§ **Short problem**: Copy the material below verbatim from the line with "Write the seaborn" to the line with "from matplotlib.ticker import FuncFormatter", both lines included, omitting pictures and every line outside that range.

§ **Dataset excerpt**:
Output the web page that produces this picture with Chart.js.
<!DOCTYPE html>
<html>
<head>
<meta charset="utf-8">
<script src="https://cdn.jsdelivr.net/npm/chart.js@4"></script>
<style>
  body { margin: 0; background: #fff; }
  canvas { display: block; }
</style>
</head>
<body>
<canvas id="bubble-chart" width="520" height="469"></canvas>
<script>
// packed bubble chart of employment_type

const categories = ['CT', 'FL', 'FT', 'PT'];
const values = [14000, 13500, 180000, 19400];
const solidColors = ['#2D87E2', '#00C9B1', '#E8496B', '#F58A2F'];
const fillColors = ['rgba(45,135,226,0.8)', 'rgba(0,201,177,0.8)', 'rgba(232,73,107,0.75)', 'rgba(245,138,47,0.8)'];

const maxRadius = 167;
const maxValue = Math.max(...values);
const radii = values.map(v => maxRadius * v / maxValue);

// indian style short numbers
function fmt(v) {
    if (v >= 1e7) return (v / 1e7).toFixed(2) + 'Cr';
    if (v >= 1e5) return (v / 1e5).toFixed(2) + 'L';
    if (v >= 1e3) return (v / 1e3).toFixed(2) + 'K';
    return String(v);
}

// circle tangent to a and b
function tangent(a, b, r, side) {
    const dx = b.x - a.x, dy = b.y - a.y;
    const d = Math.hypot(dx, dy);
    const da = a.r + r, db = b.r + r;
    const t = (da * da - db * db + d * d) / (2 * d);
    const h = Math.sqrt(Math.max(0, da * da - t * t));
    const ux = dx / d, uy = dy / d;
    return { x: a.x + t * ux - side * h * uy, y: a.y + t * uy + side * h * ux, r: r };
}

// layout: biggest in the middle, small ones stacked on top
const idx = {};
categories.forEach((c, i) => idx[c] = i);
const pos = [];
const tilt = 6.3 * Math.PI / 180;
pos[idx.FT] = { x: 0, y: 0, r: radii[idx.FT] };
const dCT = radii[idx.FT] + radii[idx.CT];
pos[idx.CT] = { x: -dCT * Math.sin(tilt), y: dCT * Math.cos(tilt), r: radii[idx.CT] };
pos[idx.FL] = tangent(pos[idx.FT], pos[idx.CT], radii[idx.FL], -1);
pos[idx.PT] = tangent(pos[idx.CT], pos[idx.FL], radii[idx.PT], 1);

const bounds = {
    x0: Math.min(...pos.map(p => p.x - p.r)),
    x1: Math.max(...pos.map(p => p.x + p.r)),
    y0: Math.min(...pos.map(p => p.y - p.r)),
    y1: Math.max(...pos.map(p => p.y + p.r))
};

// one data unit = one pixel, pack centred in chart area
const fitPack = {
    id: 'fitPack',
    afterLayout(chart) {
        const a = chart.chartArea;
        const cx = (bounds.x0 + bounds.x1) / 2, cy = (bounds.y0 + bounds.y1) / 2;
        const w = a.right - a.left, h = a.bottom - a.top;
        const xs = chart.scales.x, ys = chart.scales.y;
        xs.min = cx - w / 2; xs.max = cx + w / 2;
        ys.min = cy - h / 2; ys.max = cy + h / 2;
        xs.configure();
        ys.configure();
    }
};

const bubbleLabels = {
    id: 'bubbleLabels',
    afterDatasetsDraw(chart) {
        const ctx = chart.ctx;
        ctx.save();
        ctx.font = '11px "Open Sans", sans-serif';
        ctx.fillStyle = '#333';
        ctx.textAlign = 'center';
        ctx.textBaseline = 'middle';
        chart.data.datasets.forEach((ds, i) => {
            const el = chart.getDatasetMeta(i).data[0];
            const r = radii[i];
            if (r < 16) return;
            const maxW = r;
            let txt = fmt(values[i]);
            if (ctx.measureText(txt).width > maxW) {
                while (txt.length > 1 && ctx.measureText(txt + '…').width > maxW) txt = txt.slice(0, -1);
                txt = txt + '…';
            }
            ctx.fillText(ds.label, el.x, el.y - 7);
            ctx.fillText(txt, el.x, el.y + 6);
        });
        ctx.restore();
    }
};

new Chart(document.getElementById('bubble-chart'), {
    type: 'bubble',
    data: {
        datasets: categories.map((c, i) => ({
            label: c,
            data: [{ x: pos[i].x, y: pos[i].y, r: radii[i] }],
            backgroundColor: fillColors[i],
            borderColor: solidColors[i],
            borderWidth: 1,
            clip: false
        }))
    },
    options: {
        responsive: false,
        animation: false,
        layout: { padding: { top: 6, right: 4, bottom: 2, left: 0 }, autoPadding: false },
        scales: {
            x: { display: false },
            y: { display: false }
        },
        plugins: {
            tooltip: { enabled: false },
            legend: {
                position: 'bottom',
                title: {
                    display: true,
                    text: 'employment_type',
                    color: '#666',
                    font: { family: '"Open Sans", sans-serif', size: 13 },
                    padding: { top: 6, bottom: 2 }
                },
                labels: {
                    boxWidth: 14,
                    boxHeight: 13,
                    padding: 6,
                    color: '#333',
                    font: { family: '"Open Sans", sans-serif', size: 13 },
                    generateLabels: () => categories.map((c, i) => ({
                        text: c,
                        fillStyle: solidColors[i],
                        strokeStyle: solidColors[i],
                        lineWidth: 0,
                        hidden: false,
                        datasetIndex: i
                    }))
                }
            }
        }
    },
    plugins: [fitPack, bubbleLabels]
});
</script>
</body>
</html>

* * *

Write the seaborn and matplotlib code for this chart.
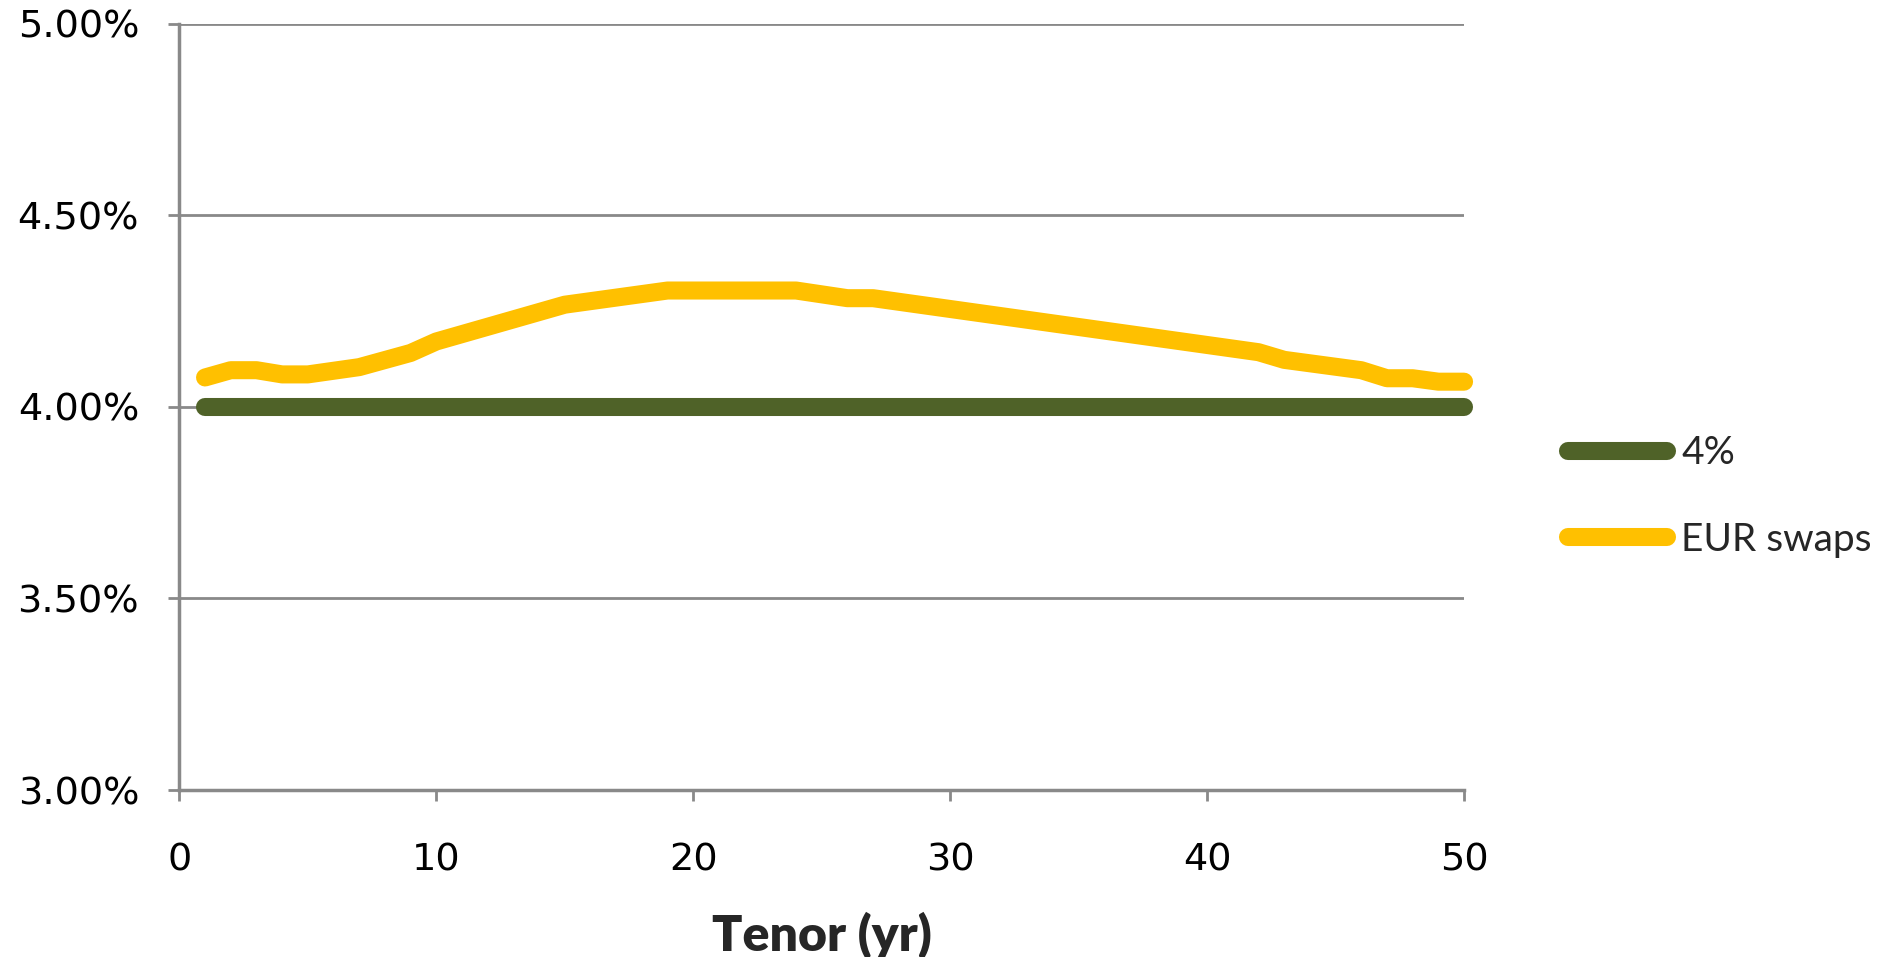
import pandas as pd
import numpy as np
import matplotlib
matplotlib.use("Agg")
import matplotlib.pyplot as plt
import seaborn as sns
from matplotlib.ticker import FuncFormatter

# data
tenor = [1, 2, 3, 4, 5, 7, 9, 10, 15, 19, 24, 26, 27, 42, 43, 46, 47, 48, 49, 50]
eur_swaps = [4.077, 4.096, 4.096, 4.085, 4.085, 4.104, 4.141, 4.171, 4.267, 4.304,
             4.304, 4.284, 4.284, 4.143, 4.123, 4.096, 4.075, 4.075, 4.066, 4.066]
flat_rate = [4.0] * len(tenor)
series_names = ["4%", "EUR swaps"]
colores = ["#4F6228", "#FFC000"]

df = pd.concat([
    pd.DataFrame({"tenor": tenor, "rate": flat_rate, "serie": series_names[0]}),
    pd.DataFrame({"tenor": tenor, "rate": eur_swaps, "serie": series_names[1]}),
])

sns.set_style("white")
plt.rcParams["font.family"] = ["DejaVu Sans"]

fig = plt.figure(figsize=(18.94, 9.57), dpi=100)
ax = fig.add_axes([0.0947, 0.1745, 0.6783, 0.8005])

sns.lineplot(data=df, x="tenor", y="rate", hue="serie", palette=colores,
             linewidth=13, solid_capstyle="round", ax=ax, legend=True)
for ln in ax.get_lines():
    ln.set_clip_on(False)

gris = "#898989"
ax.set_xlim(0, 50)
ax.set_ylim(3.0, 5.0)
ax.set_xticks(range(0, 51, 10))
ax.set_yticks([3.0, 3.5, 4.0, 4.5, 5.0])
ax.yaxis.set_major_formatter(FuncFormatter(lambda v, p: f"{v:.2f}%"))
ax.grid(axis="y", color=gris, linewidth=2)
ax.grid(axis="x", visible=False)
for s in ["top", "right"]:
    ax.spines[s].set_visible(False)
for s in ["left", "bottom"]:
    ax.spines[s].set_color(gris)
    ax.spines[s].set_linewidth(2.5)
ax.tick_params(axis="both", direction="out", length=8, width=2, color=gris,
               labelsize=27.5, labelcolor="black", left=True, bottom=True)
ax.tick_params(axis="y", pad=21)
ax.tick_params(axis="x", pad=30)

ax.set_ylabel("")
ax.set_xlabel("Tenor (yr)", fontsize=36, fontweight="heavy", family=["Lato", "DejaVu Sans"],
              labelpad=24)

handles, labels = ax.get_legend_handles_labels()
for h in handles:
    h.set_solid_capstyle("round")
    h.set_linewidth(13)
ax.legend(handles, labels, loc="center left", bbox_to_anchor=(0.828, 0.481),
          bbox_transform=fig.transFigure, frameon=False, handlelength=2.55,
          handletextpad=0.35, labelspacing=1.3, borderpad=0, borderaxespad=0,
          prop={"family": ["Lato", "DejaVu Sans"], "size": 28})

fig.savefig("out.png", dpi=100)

§ **Written solution**:
Write the seaborn and matplotlib code for this chart.
import pandas as pd
import numpy as np
import matplotlib
matplotlib.use("Agg")
import matplotlib.pyplot as plt
import seaborn as sns
from matplotlib.ticker import FuncFormatter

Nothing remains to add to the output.